Awalnya, Dinasti Fathimiyah menginginkan Kairo sebagai kota tertutup. Red: Hasanul Rizqa ILUSTRASI Masjid Ibnu Tulun di Kairo, Mesir.
Foto: dok wiki
ILUSTRASI Masjid Ibnu Tulun di Kairo, Mesir.
Inilah salah satu kota tertua sedunia yang masih terus dihuni. Kairo, ibu kota Republik Arab Mesir, diperkirakan memiliki struktur pemerintahan yang mandiri sejak abad pertama Masehi. Menurut AJ Wensinck dalam Historic Cities of the Islamic World (2008), nama asli daerah tersebut adalah Mishr atau Mashr, yang kemudian dipakai untuk merujuk keseluruhan negeri itu sendiri: Mesir. Nama itu diambil dari Mishram bin Ham, seorang cucu Nabi Nuh AS, sebagaimana yang dikisahkan dalam teks Taurat atau Perjanjian Lama. Orang-orang Mesir tidak jarang menyebut kota itu sebagai Mashr al-Qahirah.

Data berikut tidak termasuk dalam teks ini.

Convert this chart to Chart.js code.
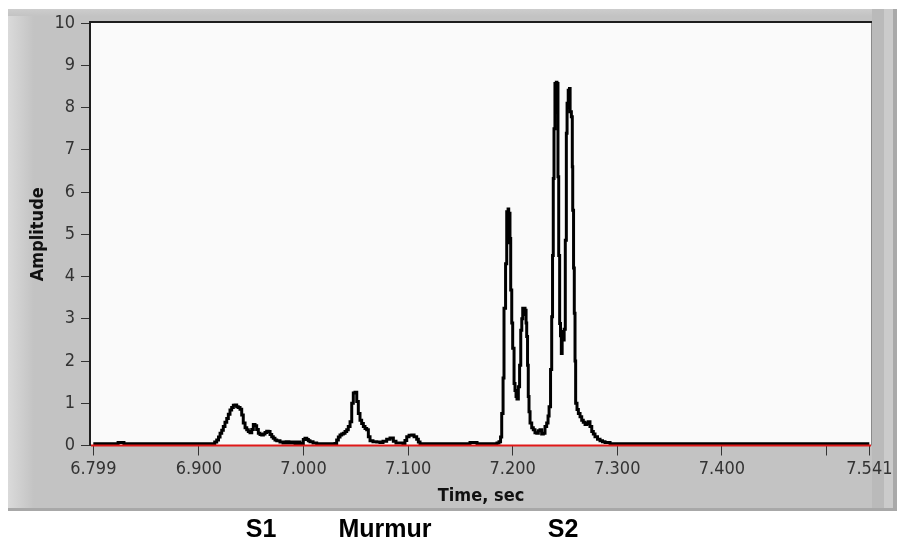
<!DOCTYPE html>
<html>
<head>
<meta charset="utf-8">
<script src="https://cdn.jsdelivr.net/npm/chart.js@4.4.1/dist/chart.umd.min.js"></script>
<style>
  html, body { margin: 0; padding: 0; background: #ffffff; }
  #wrap { width: 899px; height: 542px; position: relative; }
</style>
</head>
<body>
<div id="wrap"><canvas id="c" width="899" height="542"></canvas></div>
<script>
// ---- data ----
const timeSec = [
  6.7990, 6.8217, 6.8227, 6.8274, 6.8283,
  6.9125, 6.9151, 6.9170, 6.9187, 6.9202, 6.9218, 6.9233, 6.9249, 6.9266, 6.9281,
  6.9297, 6.9313, 6.9329, 6.9345, 6.9361, 6.9376, 6.9393, 6.9409, 6.9424, 6.9441,
  6.9457, 6.9472, 6.9488, 6.9505, 6.9520, 6.9536, 6.9552, 6.9568, 6.9584, 6.9600,
  6.9616, 6.9632, 6.9648, 6.9663, 6.9680, 6.9696, 6.9711, 6.9727, 6.9744, 6.9775,
  6.9804, 6.9833, 6.9861, 6.9890, 6.9919, 6.9947, 6.9966, 6.9998, 7.0014, 7.0031,
  7.0046, 7.0062, 7.0091, 7.0126,
  7.0301, 7.0317, 7.0333, 7.0349, 7.0365, 7.0381, 7.0397, 7.0413, 7.0428, 7.0445,
  7.0461, 7.0476, 7.0492, 7.0509, 7.0524, 7.0540, 7.0556, 7.0572, 7.0588, 7.0604,
  7.0620, 7.0636, 7.0664, 7.0700, 7.0731, 7.0760, 7.0795, 7.0827, 7.0859, 7.0884,
  7.0951, 7.0970, 7.0987, 7.1009, 7.1035, 7.1057, 7.1082, 7.1098, 7.1114,
  7.1582, 7.1592, 7.1649, 7.1659,
  7.1831, 7.1850, 7.1869, 7.1884, 7.1895, 7.1908, 7.1917, 7.1932, 7.1943, 7.1951,
  7.1956, 7.1962, 7.1967, 7.1974, 7.1981, 7.1991, 7.2000, 7.2013, 7.2022, 7.2032,
  7.2041, 7.2054, 7.2066, 7.2077, 7.2087, 7.2096, 7.2104, 7.2112, 7.2118, 7.2128,
  7.2134, 7.2142, 7.2149, 7.2156, 7.2166, 7.2182, 7.2197, 7.2213, 7.2230, 7.2245,
  7.2261, 7.2277, 7.2293, 7.2309, 7.2325, 7.2338, 7.2348, 7.2362, 7.2373, 7.2381,
  7.2388, 7.2395, 7.2404, 7.2411, 7.2417, 7.2423, 7.2427, 7.2433, 7.2440, 7.2449,
  7.2457, 7.2465, 7.2473, 7.2480, 7.2492, 7.2503, 7.2513, 7.2520, 7.2531, 7.2537,
  7.2543, 7.2549, 7.2561, 7.2570, 7.2574, 7.2582, 7.2589, 7.2596, 7.2602, 7.2615,
  7.2628, 7.2644, 7.2660, 7.2675, 7.2692, 7.2708, 7.2723, 7.2739, 7.2756, 7.2771,
  7.2787, 7.2811, 7.2835, 7.2859, 7.2883, 7.2931, 7.5410
];
const amplitude = [
  0.04, 0.04, 0.07, 0.07, 0.04,
  0.04, 0.08, 0.13, 0.20, 0.29, 0.36, 0.45, 0.55, 0.64, 0.74,
  0.84, 0.90, 0.95, 0.96, 0.92, 0.90, 0.86, 0.72, 0.53, 0.42,
  0.37, 0.33, 0.30, 0.38, 0.50, 0.47, 0.38, 0.29, 0.26, 0.25,
  0.27, 0.31, 0.34, 0.33, 0.26, 0.21, 0.17, 0.13, 0.11, 0.08,
  0.06, 0.09, 0.06, 0.08, 0.05, 0.08, 0.05, 0.14, 0.17, 0.14,
  0.11, 0.09, 0.06, 0.04,
  0.05, 0.13, 0.20, 0.25, 0.27, 0.29, 0.33, 0.37, 0.45, 0.56,
  1.00, 1.24, 1.26, 1.04, 0.76, 0.60, 0.52, 0.45, 0.40, 0.37,
  0.21, 0.11, 0.09, 0.08, 0.07, 0.10, 0.15, 0.18, 0.10, 0.06,
  0.05, 0.12, 0.21, 0.24, 0.25, 0.21, 0.15, 0.08, 0.04,
  0.04, 0.07, 0.07, 0.04,
  0.04, 0.06, 0.09, 0.20, 0.76, 1.60, 3.25, 4.30, 5.53, 5.00,
  5.60, 4.80, 5.50, 4.90, 3.68, 2.90, 2.30, 1.47, 1.30, 1.16,
  1.10, 1.39, 1.90, 2.73, 3.00, 3.25, 3.10, 3.25, 3.20, 2.90,
  2.58, 1.90, 1.16, 0.80, 0.53, 0.42, 0.37, 0.30, 0.29, 0.35,
  0.37, 0.27, 0.29, 0.45, 0.53, 0.70, 0.92, 1.80, 3.05, 4.50,
  6.32, 7.50, 8.57, 7.90, 8.60, 8.00, 8.57, 6.36, 4.50, 2.89,
  2.60, 2.18, 2.70, 2.50, 2.75, 4.86, 7.39, 8.10, 8.41, 8.00,
  8.45, 7.90, 7.78, 6.60, 5.57, 4.20, 3.13, 2.00, 1.00, 0.85,
  0.76, 0.68, 0.60, 0.55, 0.50, 0.52, 0.56, 0.45, 0.33, 0.27,
  0.21, 0.15, 0.11, 0.09, 0.07, 0.04, 0.04
];
const zeroLineX = [6.7968, 7.5426];
const zeroLineY = [0, 0];
const xTickValues = [6.799, 6.9, 7.0, 7.1, 7.2, 7.3, 7.4, 7.5, 7.541];
const xTickLabels = ['6.799', '6.900', '7.000', '7.100', '7.200', '7.300', '7.400', '', '7.541'];
const yTickValues = [0, 1, 2, 3, 4, 5, 6, 7, 8, 9, 10];
const footLabels = ['S1', 'Murmur', 'S2'];
const footCenters = [261, 385, 563];

// ---- build datasets ----
const signalPoints = timeSec.map((t, i) => ({ x: t, y: amplitude[i] }));
const zeroPoints = zeroLineX.map((t, i) => ({ x: t, y: zeroLineY[i] }));

const panelPlugin = {
  id: 'panel',
  beforeDraw(chart) {
    const ctx = chart.ctx;
    const a = chart.chartArea;
    ctx.save();
    ctx.fillStyle = '#ffffff';
    ctx.fillRect(0, 0, chart.width, chart.height);
    // gray panel
    ctx.fillStyle = '#c3c3c3';
    ctx.fillRect(8, 9, 889, 502);
    // left lighter bevel
    let g = ctx.createLinearGradient(8, 0, 34, 0);
    g.addColorStop(0, '#dadada');
    g.addColorStop(1, '#c3c3c3');
    ctx.fillStyle = g;
    ctx.fillRect(8, 9, 26, 502);
    // top strip
    g = ctx.createLinearGradient(0, 9, 0, 16);
    g.addColorStop(0, '#cdcdcd');
    g.addColorStop(1, '#c3c3c3');
    ctx.fillStyle = g;
    ctx.fillRect(8, 9, 889, 7);
    // right bevel
    ctx.fillStyle = '#bababa';
    ctx.fillRect(872, 9, 12, 502);
    ctx.fillStyle = '#cbcbcb';
    ctx.fillRect(884, 9, 9, 502);
    ctx.fillStyle = '#a9a9a9';
    ctx.fillRect(893, 9, 4, 502);
    // bottom edge
    ctx.fillStyle = '#a8a8a8';
    ctx.fillRect(8, 508, 889, 3);
    // plot area
    ctx.fillStyle = '#fafafa';
    ctx.fillRect(a.left, a.top, a.right - a.left, a.bottom - a.top);
    ctx.restore();
  },
  beforeDatasetsDraw(chart) {
    const ctx = chart.ctx;
    const a = chart.chartArea;
    ctx.save();
    ctx.strokeStyle = '#8a8a8a';
    ctx.lineWidth = 1;
    ctx.beginPath();
    ctx.moveTo(a.right + 0.5, a.top);
    ctx.lineTo(a.right + 0.5, a.bottom);
    ctx.stroke();
    ctx.strokeStyle = '#1e1e1e';
    ctx.lineWidth = 2;
    ctx.beginPath();
    ctx.moveTo(a.left - 1, a.bottom);
    ctx.lineTo(a.left - 1, a.top - 1);
    ctx.lineTo(a.right + 1, a.top - 1);
    ctx.stroke();
    ctx.restore();
  },
  afterDraw(chart) {
    const ctx = chart.ctx;
    ctx.save();
    ctx.fillStyle = '#000000';
    ctx.font = 'bold 25px "Liberation Sans", Arial, sans-serif';
    ctx.textAlign = 'center';
    ctx.textBaseline = 'alphabetic';
    footLabels.forEach((t, i) => ctx.fillText(t, footCenters[i], 537));
    ctx.restore();
  }
};

const tickFont = { family: '"DejaVu Sans Condensed", "DejaVu Sans", sans-serif', size: 18 };
const titleFont = { family: '"DejaVu Sans Condensed", "DejaVu Sans", sans-serif', size: 18, weight: 'bold' };

new Chart(document.getElementById('c'), {
  type: 'line',
  data: {
    datasets: [
      {
        label: 'Zero',
        data: zeroPoints,
        borderColor: '#e01818',
        borderWidth: 2,
        pointRadius: 0,
        clip: 4,
        order: 0
      },
      {
        label: 'Amplitude',
        data: signalPoints,
        borderColor: '#000000',
        borderWidth: 3,
        pointRadius: 0,
        stepped: true,
        order: 1
      }
    ]
  },
  options: {
    responsive: false,
    animation: false,
    events: [],
    layout: { padding: { left: 0, top: 23, right: 28, bottom: 31 } },
    plugins: { legend: { display: false }, tooltip: { enabled: false } },
    scales: {
      x: {
        type: 'linear',
        min: 6.7968,
        max: 7.5426,
        afterBuildTicks: (s) => { s.ticks = xTickValues.map(v => ({ value: v })); },
        afterFit: (s) => { s.height = 65.5; },
        ticks: {
          autoSkip: false,
          maxRotation: 0,
          minRotation: 0,
          padding: 3,
          color: '#333333',
          font: tickFont,
          callback: (v, i) => xTickLabels[i]
        },
        grid: { drawOnChartArea: false, drawTicks: true, tickLength: 10, tickColor: '#333333', tickWidth: 1 },
        border: { display: false },
        title: { display: true, text: 'Time, sec', color: '#111111', font: titleFont, padding: { top: 0, bottom: 4 } }
      },
      y: {
        min: 0,
        max: 10,
        afterBuildTicks: (s) => { s.ticks = yTickValues.map(v => ({ value: v })); },
        afterFit: (s) => { s.width = 91; },
        ticks: {
          padding: 6,
          color: '#333333',
          font: tickFont,
          callback: (v) => String(v)
        },
        grid: { drawOnChartArea: false, drawTicks: true, tickLength: 10, tickColor: '#333333', tickWidth: 1 },
        border: { display: false },
        title: { display: true, text: 'Amplitude', color: '#111111', font: titleFont, padding: { top: 28, bottom: 0 } }
      }
    }
  },
  plugins: [panelPlugin]
});
</script>
</body>
</html>
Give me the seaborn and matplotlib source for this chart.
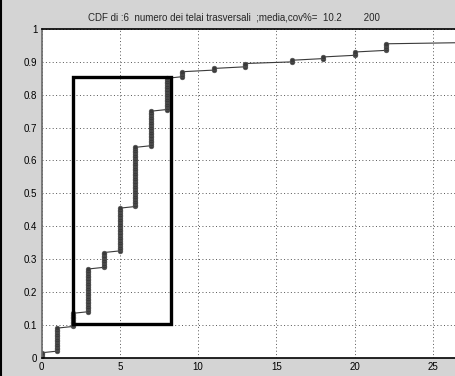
import numpy as np
import pandas as pd
import matplotlib
matplotlib.use("Agg")
import matplotlib.pyplot as plt
import seaborn as sns
from matplotlib.patches import Rectangle

# Data: distinct values of "numero dei telai trasversali" and how many of the
# 200 samples take each value (visible part of the CDF)
values = [0, 1, 2, 3, 4, 5, 6, 7, 8, 9, 11, 13, 16, 18, 20, 22, 29]
counts = [3, 15, 9, 27, 10, 27, 37, 22, 20, 4, 2, 3, 2, 2, 3, 5, 1]
n_total = 200
title_text = "CDF di :6  numero dei telai trasversali  ;media,cov%=  10.2        200"
xticks = [0, 5, 10, 15, 20, 25]
yticks = [0, 0.1, 0.2, 0.3, 0.4, 0.5, 0.6, 0.7, 0.8, 0.9, 1]
ytick_labels = ["0", "0.1", "0.2", "0.3", "0.4", "0.5", "0.6", "0.7", "0.8", "0.9", "1"]
box_x = [2.03, 8.25]
box_y = [0.103, 0.853]

samples = np.repeat(values, counts)
cdf = np.arange(1, len(samples) + 1) / n_total
df = pd.DataFrame({"x": samples, "F": cdf})

sns.set_theme(style="white")
plt.rcParams["font.family"] = ["Liberation Sans", "DejaVu Sans"]

W, H = 456, 376
fig = plt.figure(figsize=(W / 100, H / 100), dpi=100, facecolor="#d4d4d4")
left, bottom, top = 41.5 / W, (H - 357.7) / H, (H - 29.0) / H
ax = fig.add_axes([left, bottom, 1.0 - left, top - bottom])
ax.set_facecolor("white")

sns.lineplot(data=df, x="x", y="F", estimator=None, sort=False, ax=ax,
             color="#3a3a3a", linewidth=0.8, marker="o", markersize=3.4,
             markeredgewidth=0.4, markeredgecolor="#555555",
             markerfacecolor="#3a3a3a", clip_on=True)

ax.add_patch(Rectangle((box_x[0], box_y[0]), box_x[1] - box_x[0], box_y[1] - box_y[0],
                       fill=False, edgecolor="black", linewidth=2.4, zorder=5))

ax.set_xlim(0, (W - 41.5) / 15.66)
ax.set_ylim(0, 1)
ax.set_xticks(xticks)
ax.set_xticklabels([str(t) for t in xticks])
ax.set_yticks(yticks)
ax.set_yticklabels(ytick_labels)
ax.grid(True, linestyle=(0, (1, 2.5)), color="#555555", linewidth=0.7)
ax.tick_params(axis="both", direction="in", length=3, labelsize=7, colors="black",
               pad=3)
ax.set_xlabel("")
ax.set_ylabel("")
for s in ["top", "bottom"]:
    ax.spines[s].set_color("black")
    ax.spines[s].set_linewidth(1.2)
ax.spines["left"].set_color("#6a6a6a")
ax.spines["left"].set_linewidth(1.2)
ax.spines["right"].set_visible(False)

fig.text(234 / W, 1 - 18 / H, title_text, ha="center", va="center", fontsize=7)

# left dark border of the window
fig.add_artist(plt.Line2D([1 / W, 1 / W], [0, 1], color="black", linewidth=1.5,
                          transform=fig.transFigure))

fig.savefig("out.png", dpi=100, facecolor=fig.get_facecolor())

Sebutan al-Qahirah, yang kemudian menurunkan Kairo, datang lebih belakangan. Nama itu merupakan pemberian dari Sultan al-Mu’izz Lidinillah. Pada 973 M, raja Dinasti Fathimiyah itu memindahkan ibu kota negerinya dari Tunisia ke sana. Selengkapnya, kota baru itu dinamakannya al-Qahirat al-Mu’izziyyah. Artinya, ‘(kota milik) sang penakluk, al-Mu’izz.’

Akan tetapi, sosok yang menaklukkan Kairo secara langsung bukanlah sultan itu, melainkan seorang jenderalnya yang bernama Jauhar al-Shiqilli. Pada 969 M/358 H, panglima perang Fathimiyah itu berhasil memimpin pasukannya untuk memasuki Mesir. Dari Iskandariah, mereka berarak ke selatan hingga sekitaran Kota Fustat. Dalam beberapa pekan, pusat pemerintahan Dinasti Ikhlisiyidun itu dapat dikuasainya. Maka seluruh negeri tersebut jatuh ke tangan dinasti yang berpaham Syiah Isma’iliyah itu.

Pada 8 Agustus 969 M atau 22 Ramadhan 358 H, Jauhar mendirikan kota baru di sebuah lahan luas yang berlokasi sejauh 6 km dari arah utara Fustat. Bangunan yang pertama kali dibuatnya di sana adalah istana besar yang terletak di sisi timur. Kawasan itu dimaksudkannya sebagai tempat tinggal raja dan para pegawai pemerintahan Dinasti Fathimiyah. Selanjutnya, ia membangun istana lainnya yang berukuran lebih kecil di sisi barat. Kedua kompleks itu dipisahkan oleh sebidang alun-alun.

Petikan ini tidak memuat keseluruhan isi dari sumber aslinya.